Далее, мы не можем считать филологически доказанным написание порфириевского трактата об изваяниях до знакомства с Плотином. Даже после работы М. Бёрцлера{39} устанавливать доплотиновскую хронологию трактата мы не считали бы возможным. Теория этого автора может считаться более или менее вероятной историко-философской догадкой и гипотезой. Но решительных филологических аргументов для хронологии этого трактата этот исследователь не привел.
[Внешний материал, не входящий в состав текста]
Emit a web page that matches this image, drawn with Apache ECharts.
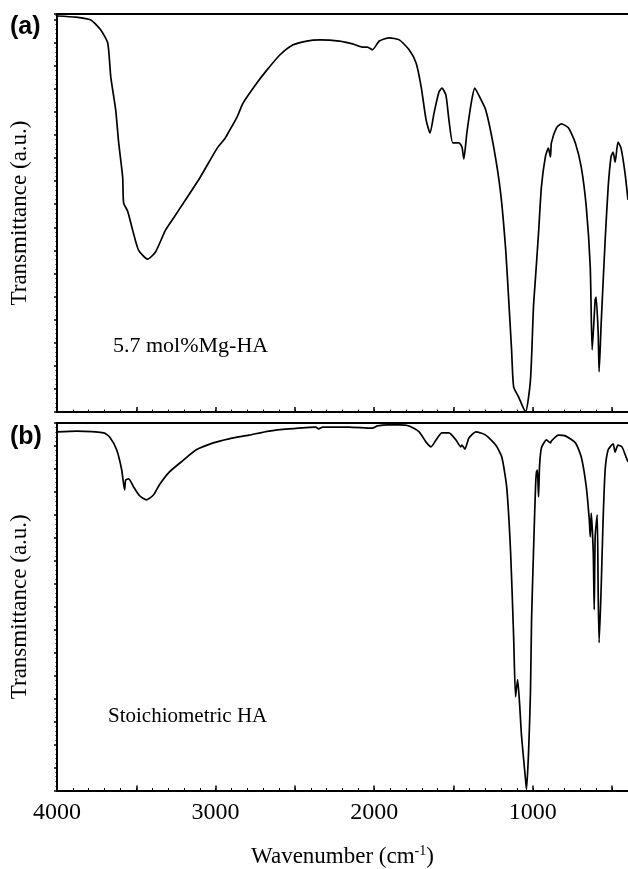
<!DOCTYPE html>
<html>
<head>
<meta charset="utf-8">
<script src="https://cdn.jsdelivr.net/npm/echarts@6/dist/echarts.min.js"></script>
<style>
  html, body { margin: 0; padding: 0; background: #fff; }
  #chart { width: 628px; height: 869px; }
</style>
</head>
<body>
<div id="chart"></div>
<script>
// (a) 5.7 mol% Mg-HA
const waveA = [4000, 3881, 3787, 3724, 3680, 3661, 3630, 3611, 3586, 3580, 3555, 3523, 3486, 3429, 3379,
  3316, 3266, 3203, 3097, 2990, 2940, 2921, 2865, 2827, 2739, 2677, 2595, 2514, 2426, 2344, 2219, 2137,
  2075, 2043, 2012, 1968, 1905, 1842, 1780, 1736, 1704, 1673, 1648, 1623, 1592, 1573, 1548, 1529, 1504,
  1466, 1447, 1435, 1416, 1385, 1366, 1341, 1297, 1247, 1203, 1171, 1152, 1134, 1121, 1090, 1046, 1015,
  996, 983, 964, 946, 921, 902, 889, 883, 851, 820, 776, 732, 695, 663, 638, 626, 607, 601, 588, 582,
  569, 544, 525, 507, 494, 481, 463, 444, 419, 400];
const transA = [99.5, 99.2, 98.5, 96.0, 92.7, 84.2, 75.9, 67.6, 59.0, 52.5, 50.5, 45.7, 40.7, 38.4, 40.2,
  45.7, 48.7, 52.5, 59.0, 66.3, 68.8, 70.1, 74.1, 77.6, 82.7, 85.9, 89.7, 92.2, 93.2, 93.5, 93.2, 92.5,
  91.7, 91.7, 91.0, 93.2, 94.0, 93.5, 91.0, 87.7, 81.7, 73.4, 70.1, 75.1, 80.4, 81.4, 79.6, 73.4, 67.6,
  67.6, 66.6, 63.6, 70.1, 78.4, 81.4, 79.6, 75.9, 66.6, 55.0, 40.7, 28.1, 15.6, 6.3, 3.8, 0.0, 8.0,
  26.4, 33.9, 45.0, 56.5, 64.1, 66.3, 64.1, 67.6, 71.4, 72.4, 71.4, 67.6, 61.6, 51.5, 36.4, 15.6, 28.1,
  28.9, 19.8, 10.1, 22.4, 43.2, 56.5, 64.1, 65.3, 62.8, 67.8, 66.3, 60.1, 53.3];

// (b) stoichiometric HA
const waveB = [4000, 3875, 3705, 3668, 3624, 3592, 3574, 3567, 3548, 3517, 3479, 3436, 3392, 3354, 3291,
  3203, 3122, 3015, 2915, 2790, 2664, 2539, 2369, 2350, 2325, 2162, 2012, 1980, 1911, 1842, 1780, 1717,
  1673, 1642, 1610, 1573, 1529, 1485, 1454, 1447, 1428, 1403, 1359, 1297, 1234, 1196, 1165, 1140, 1121,
  1109, 1096, 1084, 1071, 1046, 1040, 1027, 1015, 1008, 996, 983, 977, 971, 964, 958, 946, 914, 889,
  883, 839, 795, 732, 695, 663, 644, 638, 632, 619, 613, 607, 594, 588, 582, 569, 557, 544, 525, 494,
  481, 463, 438, 413, 400];
const transB = [97.6, 97.8, 97.3, 96.2, 92.7, 87.2, 81.8, 84.5, 84.8, 82.6, 80.2, 79.1, 80.4, 83.2, 86.7,
  89.9, 92.7, 94.6, 95.7, 96.7, 97.8, 98.4, 98.9, 98.4, 98.9, 98.9, 98.6, 99.2, 99.5, 99.5, 99.2, 97.6,
  94.8, 93.5, 95.4, 97.3, 97.3, 95.4, 93.5, 94.0, 92.9, 95.9, 97.6, 96.7, 94.0, 90.8, 82.6, 64.7, 41.8,
  25.5, 30.2, 23.9, 14.7, 3.0, 0.3, 10.3, 26.6, 46.5, 64.7, 82.6, 86.7, 87.2, 79.9, 88.0, 93.2, 95.4, 94.6,
  95.1, 96.7, 96.5, 94.6, 90.8, 82.6, 73.6, 69.0, 75.5, 64.7, 49.2, 69.0, 75.0, 53.8, 40.2, 55.4, 73.6,
  87.2, 92.7, 94.3, 92.1, 94.0, 93.5, 90.8, 89.4];

const majorTicks = [500, 1000, 1500, 2000, 2500, 3000, 3500, 4000];
const tickLabels = [1000, 2000, 3000, 4000];

const serif = '"Liberation Serif", "Times New Roman", serif';

const zip = (xs, ys) => xs.map((x, i) => [x, ys[i]]);

const grids = [
  { left: 56, right: -2, top: 14, height: 398 },
  { left: 56, right: -2, top: 423, height: 368 }
];

function bottomAxis(gi, showLabels) {
  return {
    type: 'value', gridIndex: gi, position: 'bottom', inverse: true,
    min: 400, max: 4000,
    axisLine: { show: true, lineStyle: { color: '#000', width: 2 } },
    axisTick: { show: true, inside: true, length: 5, customValues: majorTicks, lineStyle: { color: '#000', width: 1.5 } },
    axisLabel: {
      show: showLabels, customValues: tickLabels, margin: 10,
      formatter: v => String(v),
      color: '#000', fontFamily: serif, fontSize: 24
    },
    splitLine: { show: false },
    name: showLabels ? 'Wavenumber (cm{sup|-1})' : '',
    nameLocation: 'middle', nameGap: 54,
    nameTextStyle: {
      color: '#000', fontFamily: serif, fontSize: 23,
      rich: { sup: { fontFamily: serif, fontSize: 14, verticalAlign: 'top', padding: [0, 0, 10, 0], color: '#000' } }
    }
  };
}

// minor ticks every 100 cm-1
function minorAxis(gi) {
  return {
    type: 'value', gridIndex: gi, position: 'bottom', inverse: true,
    min: 400, max: 4000, interval: 100,
    axisLine: { show: false },
    axisTick: { show: true, inside: true, length: 2.5, lineStyle: { color: '#000', width: 1 } },
    axisLabel: { show: false },
    splitLine: { show: false }
  };
}

function topAxis(gi) {
  return {
    type: 'value', gridIndex: gi, position: 'top', inverse: true,
    min: 400, max: 4000,
    axisLine: { show: true, lineStyle: { color: '#000', width: 2 } },
    axisTick: { show: false }, axisLabel: { show: false }, splitLine: { show: false }
  };
}

function leftAxis(gi, step) {
  return {
    type: 'value', gridIndex: gi, min: 0, max: 100, interval: step,
    axisLine: { show: true, lineStyle: { color: '#000', width: 2 } },
    axisTick: { show: true, length: 3, lineStyle: { color: '#000', width: 1.5 } },
    minorTick: { show: true, splitNumber: 5, length: 1.5, lineStyle: { color: '#000', width: 1 } },
    axisLabel: { show: false },
    splitLine: { show: false },
    name: 'Transmittance (a.u.)',
    nameLocation: 'middle', nameGap: 26,
    nameTextStyle: { color: '#000', fontFamily: serif, fontSize: 23 }
  };
}

const lineStyle = { color: '#000', width: 1.7 };

const option = {
  backgroundColor: '#fff',
  animation: false,
  grid: grids,
  xAxis: [
    bottomAxis(0, false), minorAxis(0), topAxis(0),
    bottomAxis(1, true), minorAxis(1), topAxis(1)
  ],
  yAxis: [leftAxis(0, 5.8), leftAxis(1, 6.25)],
  series: [
    {
      type: 'line', xAxisIndex: 0, yAxisIndex: 0, data: zip(waveA, transA),
      showSymbol: false, smooth: 0.2, lineStyle: lineStyle
    },
    {
      type: 'line', xAxisIndex: 3, yAxisIndex: 1, data: zip(waveB, transB),
      showSymbol: false, smooth: 0.2, lineStyle: lineStyle
    }
  ],
  graphic: [
    { type: 'text', left: 10, top: 15, style: { text: '(a)', font: 'bold 25px "Liberation Sans", Arial, sans-serif', fill: '#000' } },
    { type: 'text', left: 10, top: 425, style: { text: '(b)', font: 'bold 25px "Liberation Sans", Arial, sans-serif', fill: '#000' } },
    { type: 'text', x: 113, y: 346, style: { text: '5.7 mol%Mg-HA', font: '22px ' + serif, fill: '#000', verticalAlign: 'middle' } },
    { type: 'text', x: 108, y: 716, style: { text: 'Stoichiometric HA', font: '21px ' + serif, fill: '#000', verticalAlign: 'middle' } }
  ]
};

const chart = echarts.init(document.getElementById('chart'), null, { renderer: 'canvas' });
chart.setOption(option);
</script>
</body>
</html>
б) Наконец, только теперь читатель может понять, почему перед рассмотрением трактата "Об изваяниях" мы нашли нужным сказать несколько слов предварительного характера. Дело в том, что собственно эстетические трактаты Порфирия, а именно: "Об изваяниях", "О пещере нимф" - дают мифологию почти только в описательном виде, без анализа тех категорий, которые необходимы для понимания и эстетических и, в частности, мифологических образов. Важно было указать на то, что когда Порфирий вводил такой термин, как "бестелесное живое существо", то он имел в виду довольно развитую систему философских категорий. Он различил понятия эйдоса и материи, установил необходимость слияния того и другого в. одно нераздельное целое, проанализировал области ума, души и тела и показал, как в бестелесном живом существе функционируют все эти категории ума, души и тела. Тем самым и была установлена основа для мифологической эстетики. Поскольку, однако, в этих рассуждениях Порфирия еще не было анализа конкретных мифов, то все эти мифолого-эстетические рассуждения мы считали только предварительными, только введением в эстетику. И тогда можно и не досадовать на то, что никаких рассуждений о категориальной структуре эстетики мифа в этих специально мифологических трактатах почти нет. Эти два трактата нужно понимать просто как приведение примеров для той мифологии, которая теоретически разрабатывается Порфирием в его предварительно-эстетических исследованиях. Только в единстве этих последних с конкретным содержанием двух анализируемых нами трактатов и можно находить то, что с полным правом заслуживает название "мифологическая эстетика".